In any case, I think standard deviation of the average speed of each driver could give us more accurate figure.
And doing it by each stint drivers did, I think it will work better than compare all laps to their fastest one.
Oh! I’m not pretending to give you more “homework”; sorry, just a thought. :-)
Carl Craven
30th September 2009, 10:43
I think it’s also worth pointing out that Jenson had something like 9 more laps of fuel in his car than Rubens and yet Rubens was hardly pulling away from Jenson like he had a significantly lighter car.
Jenson’s not the only person to get stuck behind Kova only to have their race compromised. Last year a ‘lucky’ call put Rubens on the podium. This year a similar judgment lost him points to the leader in the title race.
You win some you lose some. JB put in some great laps too, to leapfrog Rubens.
How many significant on track over taking moves did anyone see . . . . . ? Anyone . . . . . ?
Meander
30th September 2009, 11:00
Well, we had the brilliant move on Algersuari by Sutil ;)
Dougie
30th September 2009, 12:14
It looks like a “cuddle” from Nick Fry was all the motivation Jenson needed!!

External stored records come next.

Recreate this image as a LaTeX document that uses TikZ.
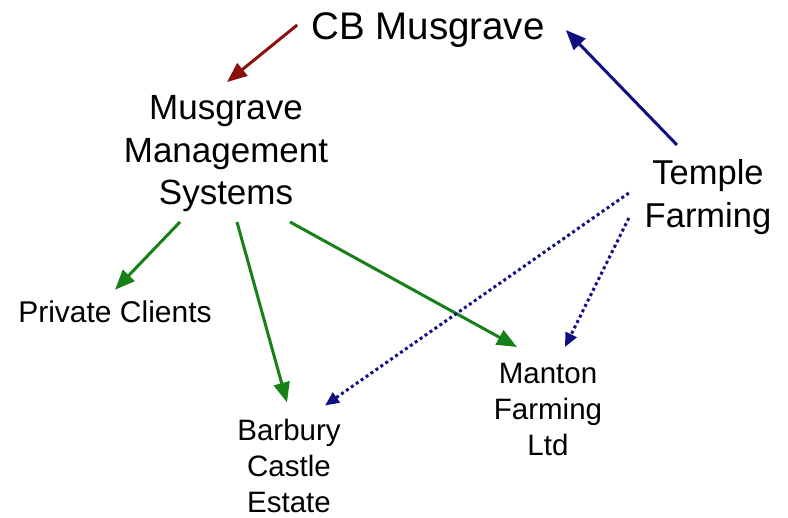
\documentclass[tikz,border=0pt]{standalone}
\usepackage{fontspec}
\setmainfont{Liberation Sans}
\usetikzlibrary{arrows.meta,calc}
\definecolor{cbred}{RGB}{140,16,16}
\definecolor{cbblue}{RGB}{16,16,128}
\definecolor{cbgreen}{RGB}{24,128,24}
\newcommand{\fs}[2]{\fontsize{#1}{#2}\selectfont}

\begin{document}
\begin{tikzpicture}[x=1pt,y=-1pt,
    every node/.style={inner sep=0pt,align=center},
    solidarrow/.style={line width=3pt,-{Triangle[length=20pt,width=16pt]}},
    dotarrow/.style={cbblue,line width=3pt,dash pattern=on 3pt off 3pt,-{Triangle[length=14pt,width=12pt]}}]
    \useasboundingbox (0,0) rectangle (788,518);
    \node[font=\fs{38.5}{46}] (CB) at (428,30.5) {CB Musgrave};
    \node[font=\fs{35}{42.5}] (MMS) at (226,154) {Musgrave\\Management\\Systems};
    \node[font=\fs{34.5}{42.3}] (TF) at (708,197.2) {Temple\\Farming};
    \node[font=\fs{30}{36}] (PC) at (115,312) {Private Clients};
    \node[font=\fs{29.5}{36}] (BCE) at (289,465.5) {Barbury\\Castle\\Estate};
    \node[font=\fs{29.5}{36}] (MFL) at (548,409.5) {Manton\\Farming\\Ltd};
    % ownership
    \draw[solidarrow,cbred] ($(CB.west)+(-14,-5.5)$) -- ($(MMS.north)+(1,-13.6)$);
    \draw[solidarrow,cbblue] ($(TF.north)+(-31,-14.8)$) -- ($(CB.east)+(21,-0.5)$);
    % management
    \draw[solidarrow,cbgreen] ($(MMS.south)+(-46,9.6)$) -- ($(PC.north)+(0,-11)$);
    \draw[solidarrow,cbgreen] ($(MMS.south)+(11,9.6)$) -- ($(BCE.north)+(-2,-16)$);
    \draw[solidarrow,cbgreen] ($(MMS.south)+(64,9.6)$) -- ($(MFL.north)+(-31,-16)$);
    % farming
    \draw[dotarrow] ($(TF.west)+(-15.7,-4.2)$) -- ($(BCE.north)+(36,-13)$);
    \draw[dotarrow] ($(TF.west)+(-15.7,20.8)$) -- ($(MFL.north)+(17,-16)$);
\end{tikzpicture}
\end{document}
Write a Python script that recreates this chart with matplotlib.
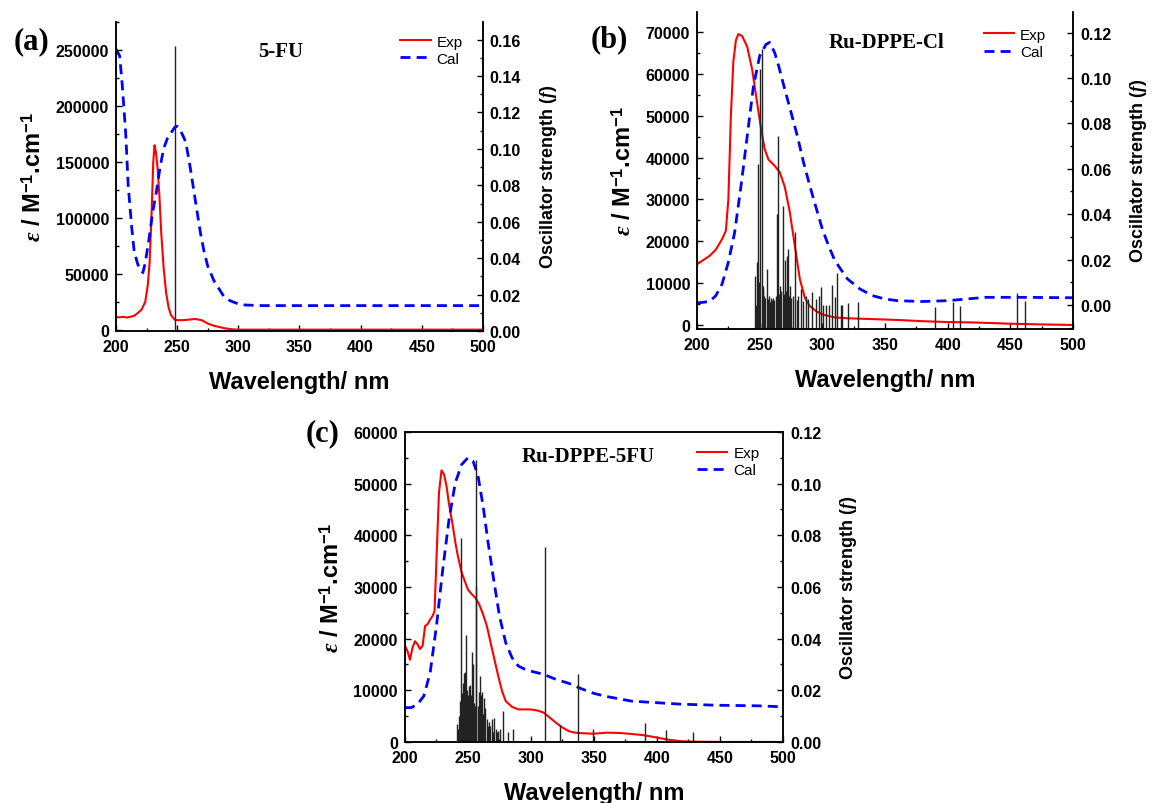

I think the sight of Nick approaching me with open arms would be enough for me to jump in the car and drive away as fast as I could LOL!!!
Kaushal
30th September 2009, 12:20
great analysis..lap time and consistency table is must for future posts
Jelle van der Meer
30th September 2009, 13:28
Very interesting the info on fastest lap and consistency of a driver.
Both Mclarens are by far the best in consistency unfortunately for Koveleinen it also clearly demonstrates that either he it too slow or was stuck. Having watched the race I know it is not the 2nd option.
Jian
30th September 2009, 14:25
Hi Keith, I agree with everyone else that the Consistency charts are great, any chance of including the Stewards performances to that graph? ;)
SteveP
1st October 2009, 3:29
Nothing against Lewis, but the leader would of course be more consistent…. he has a clear track in front of him. He can run at his own pace. I didn’t examine the data (or recall from the race), but perhaps Heikki had a big gap up to whomever he was following & likewise basically had a clear track as well?